:: Task requirements ::
Write out, word for word, every line from the first one through the line that holds "y_ticks = [0, 1, 2, 3, 4, 5, 6, 7, 8]", and nothing else; skip the pictures.

Figure scripts:
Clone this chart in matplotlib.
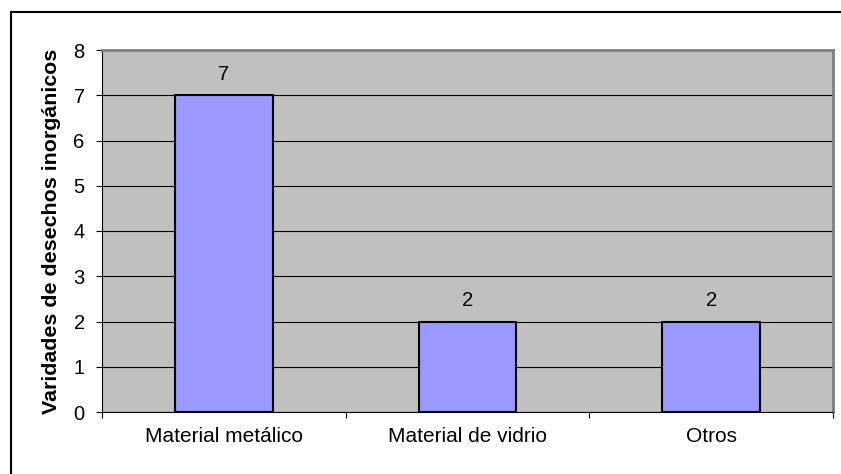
import matplotlib.pyplot as plt
from matplotlib.lines import Line2D

plt.rcParams['font.family'] = ['Liberation Sans', 'DejaVu Sans']

categorias = ['Material metálico', 'Material de vidrio', 'Otros']
cantidades = [7, 2, 2]
y_ticks = [0, 1, 2, 3, 4, 5, 6, 7, 8]

fig = plt.figure(figsize=(8.41, 4.74), dpi=100)
ax = fig.add_axes([102 / 841, 62 / 474, 731 / 841, 362 / 474])
ax.set_facecolor('#C0C0C0')

x = list(range(len(categorias)))
bars = ax.bar(x, cantidades, width=0.4, color='#9999FF', edgecolor='black',
              linewidth=1.5, zorder=3)

for b, v in zip(bars, cantidades):
    ax.annotate(str(v), (b.get_x() + b.get_width() / 2, v),
                xytext=(0, 8), textcoords='offset points',
                ha='center', va='bottom', fontsize=14.5)

ax.set_xlim(-0.5, len(categorias) - 0.5)
ax.set_ylim(0, 8)
ax.set_yticks(y_ticks)
ax.yaxis.grid(True, color='black', linewidth=0.8, zorder=1)
ax.set_axisbelow(True)

# ticks on category boundaries, labels centred under bars
ax.set_xticks([i - 0.5 for i in range(len(categorias) + 1)])
ax.set_xticklabels([])
ax.set_xticks(x, minor=True)
ax.set_xticklabels(categorias, minor=True, fontsize=15)
ax.tick_params(axis='x', which='minor', length=0, pad=11)
ax.tick_params(axis='x', which='major', length=4.5, direction='out', color='black')
ax.tick_params(axis='y', length=4.5, direction='out', labelsize=14.5, pad=8)

for side in ['top', 'right']:
    ax.spines[side].set_color('#808080')
    ax.spines[side].set_linewidth(2)
ax.spines['left'].set_color('black')
ax.spines['bottom'].set_color('black')
ax.spines['left'].set_linewidth(0.8)
ax.spines['bottom'].set_linewidth(0.8)

ax.set_ylabel('Varidades de desechos inorgánicos', fontsize=15.4,
              fontweight='bold', labelpad=9)

# chart frame
fig.add_artist(Line2D([11 / 841, 11 / 841], [0, 462 / 474], color='black',
                      linewidth=1.5, transform=fig.transFigure))
fig.add_artist(Line2D([11 / 841, 1], [462 / 474, 462 / 474], color='black',
                      linewidth=1.5, transform=fig.transFigure))

fig.savefig('out.png', dpi=100)
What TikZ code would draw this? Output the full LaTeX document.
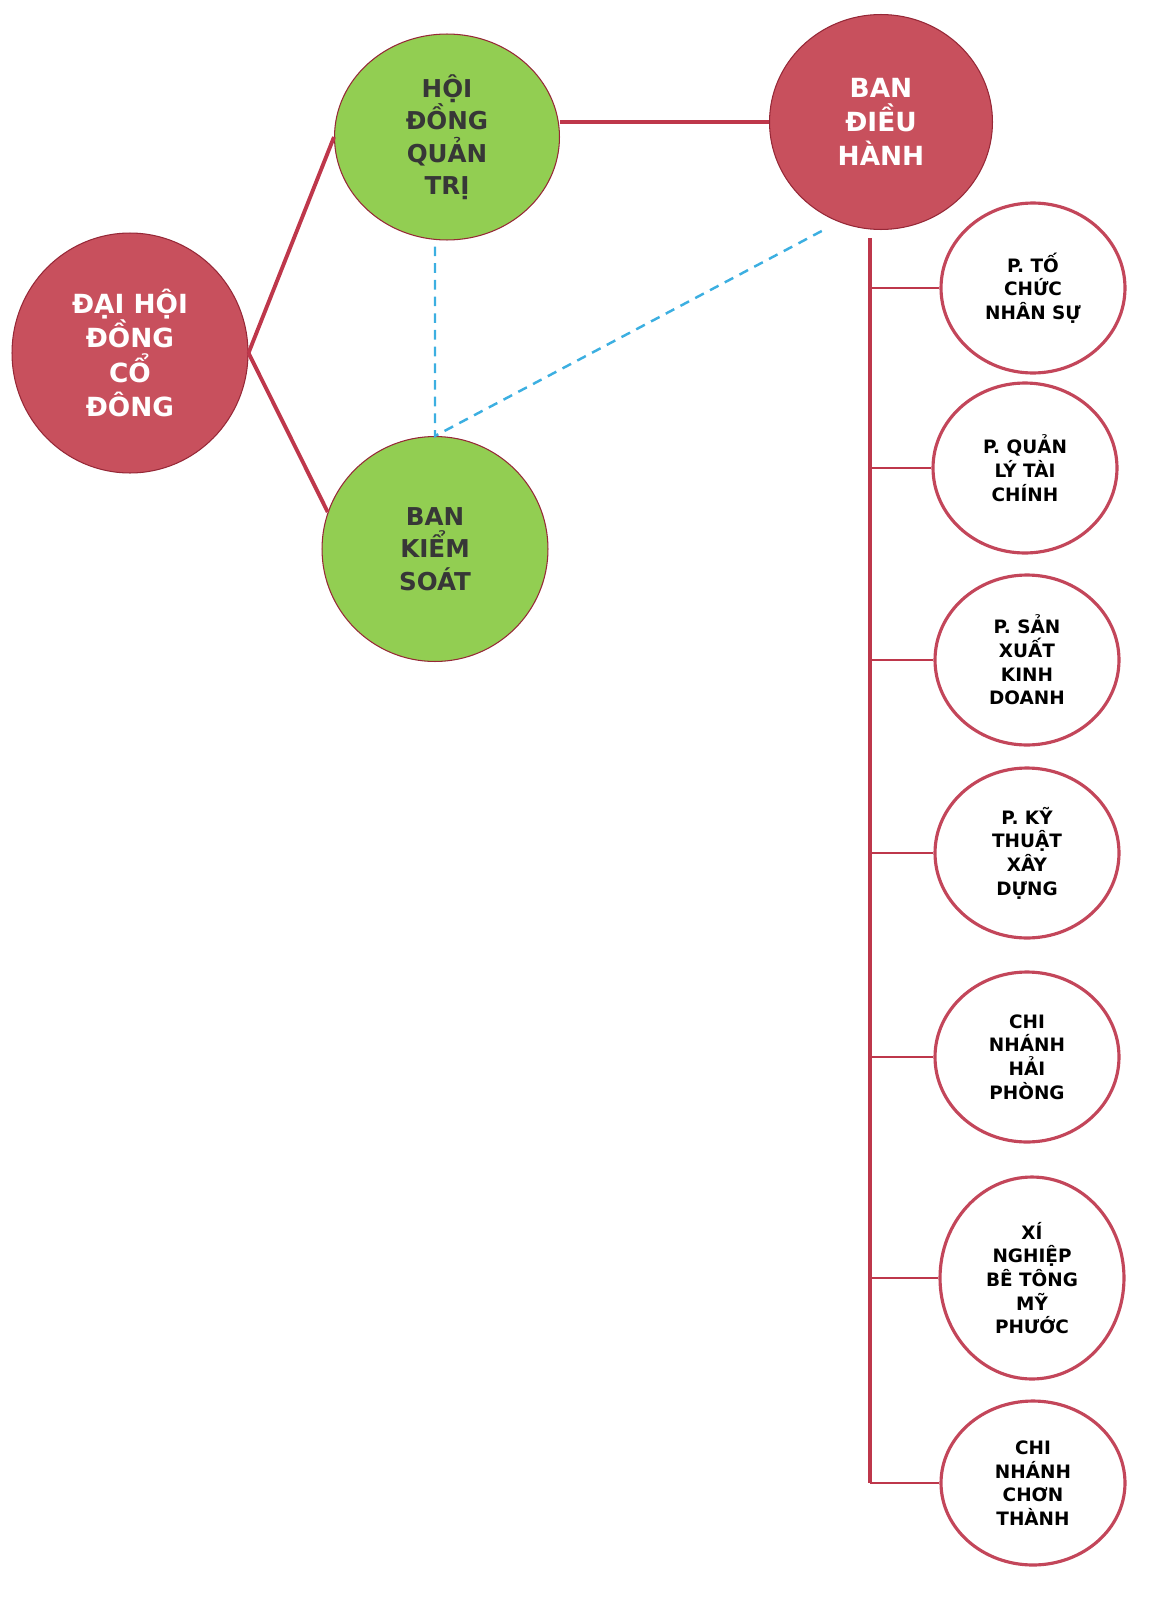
\documentclass[tikz,border=0pt]{standalone}
\usepackage{fontspec}
\setmainfont{DejaVu Sans}
\usetikzlibrary{shapes.geometric}

\definecolor{nenDo}{RGB}{200,80,93}
\definecolor{vienDo}{RGB}{150,40,55}
\definecolor{nenXanh}{RGB}{146,206,82}
\definecolor{chuXam}{RGB}{55,55,55}
\definecolor{duongDo}{RGB}{190,55,75}
\definecolor{vienHong}{RGB}{195,70,90}
\definecolor{netXanh}{RGB}{60,175,225}

\begin{document}
\begin{tikzpicture}[x=0.02cm, y=-0.02cm,
    khoiDo/.style={ellipse, fill=nenDo, draw=vienDo, line width=0.6pt, text=white,
      font=\bfseries\fontsize{15}{19.5}\selectfont, align=center, inner sep=0pt},
    khoiXanh/.style={ellipse, fill=nenXanh, draw=vienDo, line width=0.6pt, text=chuXam,
      font=\bfseries\fontsize{14}{18.5}\selectfont, align=center, inner sep=0pt},
    phong/.style={ellipse, fill=white, draw=vienHong, line width=1.8pt, text=black,
      font=\bfseries\fontsize{10.5}{13.5}\selectfont, align=center, inner sep=0pt,
      minimum width=3.68cm, minimum height=3.4cm},
    noi/.style={draw=duongDo, line width=2.2pt},
    nhanh/.style={draw=duongDo, line width=1.6pt},
    netdut/.style={draw=netXanh, line width=1.4pt, dash pattern=on 5.5pt off 4pt}]

    \useasboundingbox (0,0) rectangle (1149,1602);

    % Khối lãnh đạo
    \node[khoiDo, minimum width=4.72cm, minimum height=4.8cm] (dhdcd) at (130,353)
      {ĐẠI HỘI\\ĐỒNG\\CỔ\\ĐÔNG};
    \node[khoiXanh, minimum width=4.5cm, minimum height=4.12cm] (hdqt) at (447,137)
      {HỘI\\ĐỒNG\\QUẢN\\TRỊ};
    \node[khoiDo, minimum width=4.46cm, minimum height=4.3cm] (bdh) at (881,122)
      {BAN\\ĐIỀU\\HÀNH};
    \node[khoiXanh, minimum width=4.52cm, minimum height=4.5cm] (bks) at (435,549)
      {BAN\\KIỂM\\SOÁT};

    % Phòng ban
    \node[phong] (p1) at (1033,288) {P. TỐ\\CHỨC\\NHÂN SỰ};
    \node[phong] (p2) at (1025,468) {P. QUẢN\\LÝ TÀI\\CHÍNH};
    \node[phong] (p3) at (1027,660) {P. SẢN\\XUẤT\\KINH\\DOANH};
    \node[phong] (p4) at (1027,853) {P. KỸ\\THUẬT\\XÂY\\DỰNG};
    \node[phong] (p5) at (1027,1057) {CHI\\NHÁNH\\HẢI\\PHÒNG};
    \node[phong, minimum height=4.04cm] (p6) at (1032,1278) {XÍ\\NGHIỆP\\BÊ TÔNG\\MỸ\\PHƯỚC};
    \node[phong, minimum height=3.28cm] (p7) at (1033,1483) {CHI\\NHÁNH\\CHƠN\\THÀNH};

    % Đường nối
    \draw[noi] (dhdcd.east) -- (hdqt.west);
    \draw[noi] (dhdcd.east) -- (bks.161);
    \draw[noi] (bdh.west) -- (bdh.west -| hdqt.east);

    % Nét đứt
    \draw[netdut] (bks.north |- hdqt.south) ++(0,6) -- (bks.north) -- ([shift={(-6,10)}]bdh.243);

    % Trục phòng ban
    \coordinate (truc) at (870,238);
    \draw[noi] (truc) -- (truc |- p7.west);
    \draw[nhanh] (truc |- p7.west) -- (p7.west);
    \foreach \p in {p1,p2,p3,p4,p5,p6}
      \draw[nhanh] (truc |- \p.west) -- (\p.west);

\end{tikzpicture}
\end{document}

:: Answer to this task ::
Clone this chart in matplotlib.
import matplotlib.pyplot as plt
from matplotlib.lines import Line2D

plt.rcParams['font.family'] = ['Liberation Sans', 'DejaVu Sans']

categorias = ['Material metálico', 'Material de vidrio', 'Otros']
cantidades = [7, 2, 2]
y_ticks = [0, 1, 2, 3, 4, 5, 6, 7, 8]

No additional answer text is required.